Le roman raconte l'histoire d'une jeune femme, Flora, et de sa destinée contrariée, entre un père riche qui se retrouve condamné à sept ans de prison pour banqueroute et excroquerie alors qu'elle n'a que seize ans et plus de mère, et un capitaine de marine, Roderick Anthony, qui tombe amoureux d'elle.
J'ai pensé à Henry James, avant de découvrir que Conrad était un de ses fervents admirateurs, et à Edith Wharton. Pour moi, ces romans du tout début du XXème siècle, marquent le tournant de la pensée moderne dans l'approche psychologique des personnages. Ils cherchent à s'émanciper, sans toujours y parvenir, contrariés, timides, embarrassés dans leur rapport aux autres, souvent entravés par les conventions sociales dans un monde où les classes sont très marquées et étanches. Chez Wharton, ça se finit souvent mal.
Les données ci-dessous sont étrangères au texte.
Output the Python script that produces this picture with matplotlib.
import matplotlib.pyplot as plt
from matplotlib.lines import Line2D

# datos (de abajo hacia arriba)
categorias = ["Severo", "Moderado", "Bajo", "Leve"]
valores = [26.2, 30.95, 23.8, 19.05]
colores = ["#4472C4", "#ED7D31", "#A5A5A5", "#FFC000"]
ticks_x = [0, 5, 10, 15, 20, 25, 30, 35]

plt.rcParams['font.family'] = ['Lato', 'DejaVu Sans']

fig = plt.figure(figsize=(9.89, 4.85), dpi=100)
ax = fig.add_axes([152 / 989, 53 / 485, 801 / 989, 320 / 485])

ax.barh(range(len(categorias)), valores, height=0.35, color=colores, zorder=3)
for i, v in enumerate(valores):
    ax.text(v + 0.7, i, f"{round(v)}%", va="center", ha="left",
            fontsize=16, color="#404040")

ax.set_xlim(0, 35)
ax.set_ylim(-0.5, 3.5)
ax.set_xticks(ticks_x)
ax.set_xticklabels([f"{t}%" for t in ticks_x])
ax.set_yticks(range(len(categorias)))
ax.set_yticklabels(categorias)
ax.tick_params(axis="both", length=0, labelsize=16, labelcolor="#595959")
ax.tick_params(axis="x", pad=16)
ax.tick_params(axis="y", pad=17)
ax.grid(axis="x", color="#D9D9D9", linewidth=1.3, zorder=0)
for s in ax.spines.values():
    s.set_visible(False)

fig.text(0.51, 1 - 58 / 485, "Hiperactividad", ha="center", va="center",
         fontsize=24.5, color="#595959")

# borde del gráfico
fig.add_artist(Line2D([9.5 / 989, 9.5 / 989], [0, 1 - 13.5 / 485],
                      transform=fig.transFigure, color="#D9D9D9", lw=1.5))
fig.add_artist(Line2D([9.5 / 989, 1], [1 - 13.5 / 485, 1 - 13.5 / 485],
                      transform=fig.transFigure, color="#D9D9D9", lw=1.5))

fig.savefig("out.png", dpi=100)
Dans ce roman de Conrad, la vérité finit par se dire, les conventions par être dépassées, la personnalité réelle des personnages par apparaître, au delà de la préservation des apparences. Les grands thèmes de la vie, et notamment de la vie amoureuse, y sont abordés. Mais avec une extrème finesse, sans que jamais il soit nécessaire à l'auteur de donner tout le détail. Une simple image suffit, ou une petite phrase "bien comme il faut", pour dévoiler la vérité de la nature humaine et la violence des sentiments qui l'agitent.
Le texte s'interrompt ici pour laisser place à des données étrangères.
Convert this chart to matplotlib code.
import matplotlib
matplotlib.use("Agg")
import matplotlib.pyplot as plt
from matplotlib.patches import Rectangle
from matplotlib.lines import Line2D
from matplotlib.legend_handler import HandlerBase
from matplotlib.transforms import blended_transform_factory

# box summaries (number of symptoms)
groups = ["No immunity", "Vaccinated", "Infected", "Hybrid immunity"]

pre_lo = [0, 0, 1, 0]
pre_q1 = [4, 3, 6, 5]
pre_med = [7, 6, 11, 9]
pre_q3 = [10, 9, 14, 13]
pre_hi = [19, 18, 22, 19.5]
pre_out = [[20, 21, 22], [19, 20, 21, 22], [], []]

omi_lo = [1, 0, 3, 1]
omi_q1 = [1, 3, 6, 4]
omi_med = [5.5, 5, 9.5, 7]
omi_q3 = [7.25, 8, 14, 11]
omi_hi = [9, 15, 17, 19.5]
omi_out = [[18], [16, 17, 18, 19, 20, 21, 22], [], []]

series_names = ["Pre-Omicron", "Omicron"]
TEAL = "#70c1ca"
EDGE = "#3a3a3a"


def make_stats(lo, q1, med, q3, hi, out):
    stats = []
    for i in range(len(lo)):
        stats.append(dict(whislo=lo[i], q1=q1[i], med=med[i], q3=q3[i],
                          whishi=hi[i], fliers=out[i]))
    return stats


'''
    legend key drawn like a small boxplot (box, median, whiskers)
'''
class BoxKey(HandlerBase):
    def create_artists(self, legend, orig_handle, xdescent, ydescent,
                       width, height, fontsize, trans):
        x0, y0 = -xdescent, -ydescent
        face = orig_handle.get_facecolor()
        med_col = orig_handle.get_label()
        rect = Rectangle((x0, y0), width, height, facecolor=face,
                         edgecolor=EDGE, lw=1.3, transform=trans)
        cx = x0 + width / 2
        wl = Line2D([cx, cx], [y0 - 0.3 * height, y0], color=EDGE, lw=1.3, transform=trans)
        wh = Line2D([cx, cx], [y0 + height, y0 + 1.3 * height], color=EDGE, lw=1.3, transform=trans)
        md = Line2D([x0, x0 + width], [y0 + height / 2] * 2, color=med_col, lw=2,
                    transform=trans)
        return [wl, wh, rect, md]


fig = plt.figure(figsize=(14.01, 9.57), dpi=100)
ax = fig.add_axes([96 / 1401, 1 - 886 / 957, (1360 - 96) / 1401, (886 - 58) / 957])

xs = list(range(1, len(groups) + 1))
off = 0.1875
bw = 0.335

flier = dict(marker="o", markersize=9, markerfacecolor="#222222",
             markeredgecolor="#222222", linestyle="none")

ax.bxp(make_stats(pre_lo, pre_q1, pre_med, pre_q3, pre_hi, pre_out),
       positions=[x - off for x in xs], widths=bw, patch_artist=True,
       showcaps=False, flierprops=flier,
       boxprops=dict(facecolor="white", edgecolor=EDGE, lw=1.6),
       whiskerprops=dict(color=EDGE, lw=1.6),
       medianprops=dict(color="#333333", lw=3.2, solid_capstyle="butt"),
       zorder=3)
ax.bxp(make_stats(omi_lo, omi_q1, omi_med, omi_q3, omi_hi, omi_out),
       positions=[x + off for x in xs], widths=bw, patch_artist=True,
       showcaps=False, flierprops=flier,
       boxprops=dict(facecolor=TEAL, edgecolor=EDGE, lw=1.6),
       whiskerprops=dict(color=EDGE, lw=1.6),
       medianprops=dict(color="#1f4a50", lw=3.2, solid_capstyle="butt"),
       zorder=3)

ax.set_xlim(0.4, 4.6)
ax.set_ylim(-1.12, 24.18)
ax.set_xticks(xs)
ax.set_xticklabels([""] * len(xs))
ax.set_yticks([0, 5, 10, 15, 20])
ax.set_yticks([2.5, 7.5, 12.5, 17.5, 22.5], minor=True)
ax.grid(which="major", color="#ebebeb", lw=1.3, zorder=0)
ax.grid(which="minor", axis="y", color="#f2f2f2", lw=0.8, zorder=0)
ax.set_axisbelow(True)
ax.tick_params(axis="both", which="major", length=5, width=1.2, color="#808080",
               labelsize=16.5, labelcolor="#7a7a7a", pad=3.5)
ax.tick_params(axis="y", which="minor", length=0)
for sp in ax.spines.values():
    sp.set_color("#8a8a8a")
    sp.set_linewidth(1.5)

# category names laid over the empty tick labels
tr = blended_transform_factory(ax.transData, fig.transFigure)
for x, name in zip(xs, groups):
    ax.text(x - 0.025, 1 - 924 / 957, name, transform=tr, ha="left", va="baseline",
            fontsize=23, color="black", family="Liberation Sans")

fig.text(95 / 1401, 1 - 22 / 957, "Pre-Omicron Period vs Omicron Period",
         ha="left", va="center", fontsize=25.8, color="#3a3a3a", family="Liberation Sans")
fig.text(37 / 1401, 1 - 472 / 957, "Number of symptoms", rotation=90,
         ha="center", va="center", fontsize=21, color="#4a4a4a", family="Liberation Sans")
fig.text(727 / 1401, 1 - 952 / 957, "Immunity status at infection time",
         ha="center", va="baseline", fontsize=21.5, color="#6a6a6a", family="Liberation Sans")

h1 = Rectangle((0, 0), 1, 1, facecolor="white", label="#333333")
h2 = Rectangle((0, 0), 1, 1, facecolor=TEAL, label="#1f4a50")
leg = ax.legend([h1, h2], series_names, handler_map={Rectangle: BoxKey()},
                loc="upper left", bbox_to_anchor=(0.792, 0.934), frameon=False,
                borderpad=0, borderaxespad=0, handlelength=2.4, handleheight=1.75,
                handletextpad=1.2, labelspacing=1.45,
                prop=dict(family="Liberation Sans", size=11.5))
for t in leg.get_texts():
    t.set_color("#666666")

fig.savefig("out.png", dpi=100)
L'auteur a également un remarquable talent pour camper chaque scène : on voit les images en même temps qu'on lit, et on imagine très facilement la transposition du livre en film.
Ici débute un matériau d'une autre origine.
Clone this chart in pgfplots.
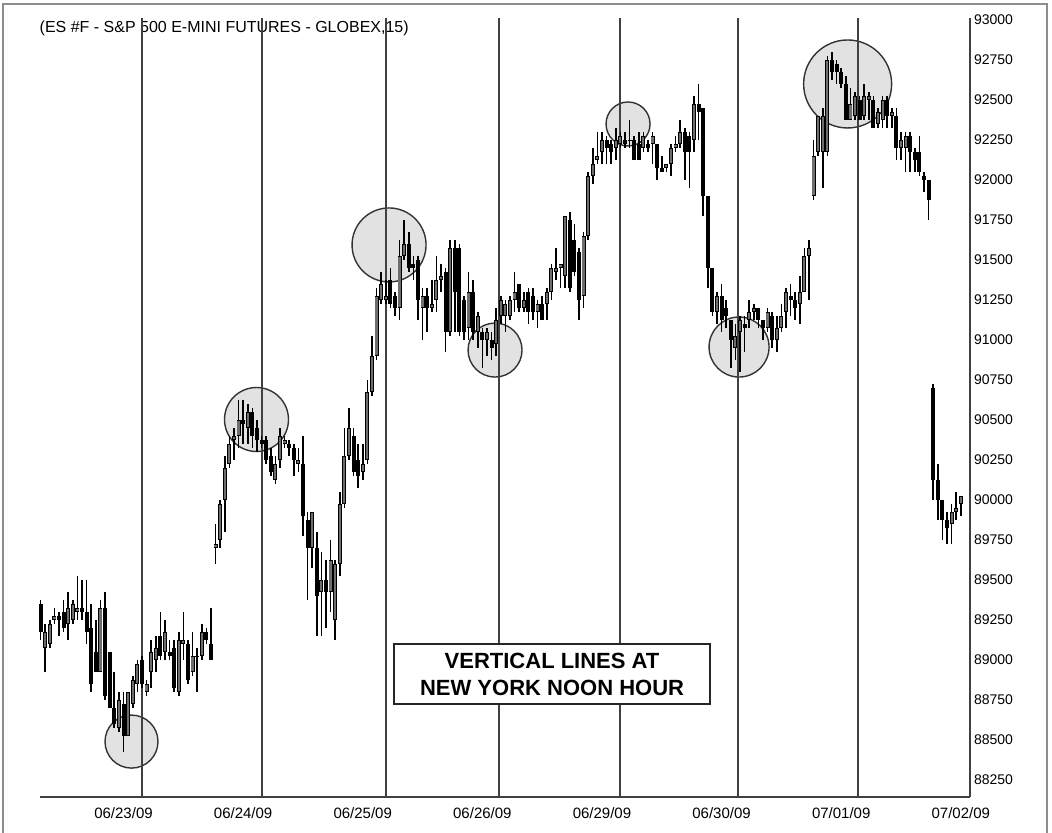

Le livre est narré par un dénommé Marlow, un marin lui aussi (c'est l'univers de Conrad et ça fait partie du plaisir de lecture), et l'un de ces hommes dont on pourrait croire qu'il n'a que ça à faire de reconstituer l'histoire de cette femme, mener son enquête, interroger les uns et les autres... Je suis toujours fascinée par cette formidable oisiveté de certains héros de romans, qui leur laisse le temps de se pencher sur la compréhension des choses de la vie, seulement pour la beauté du geste. Car ce Marlow n'a rien à y gagner personnellement. Il cherche juste à comprendre, pour satisfaire sa curiosité, et peut-être tenter de confirmer quelques unes de ses théories sur les rapports humains, et sur les femmes en particulier. Assez misogyne au demeurant, et raillé pour cela par celui à qui il raconte l'histoire.
Un grand plaisir de lecture.
S'il existe de nombreuses pages sur Conrad (Wikipedia, Romans d'aventure, Le club des rats de biblio-net), je n'ai trouvé qu'une seule critique de Fortune, élogieuse évidemment, sur Les pages culturelles d'EnkiEa. Mais ce n'est pas parce que ce n'est pas une lecture "à la mode" qu'il ne faut pas le lire, bien au contraire !!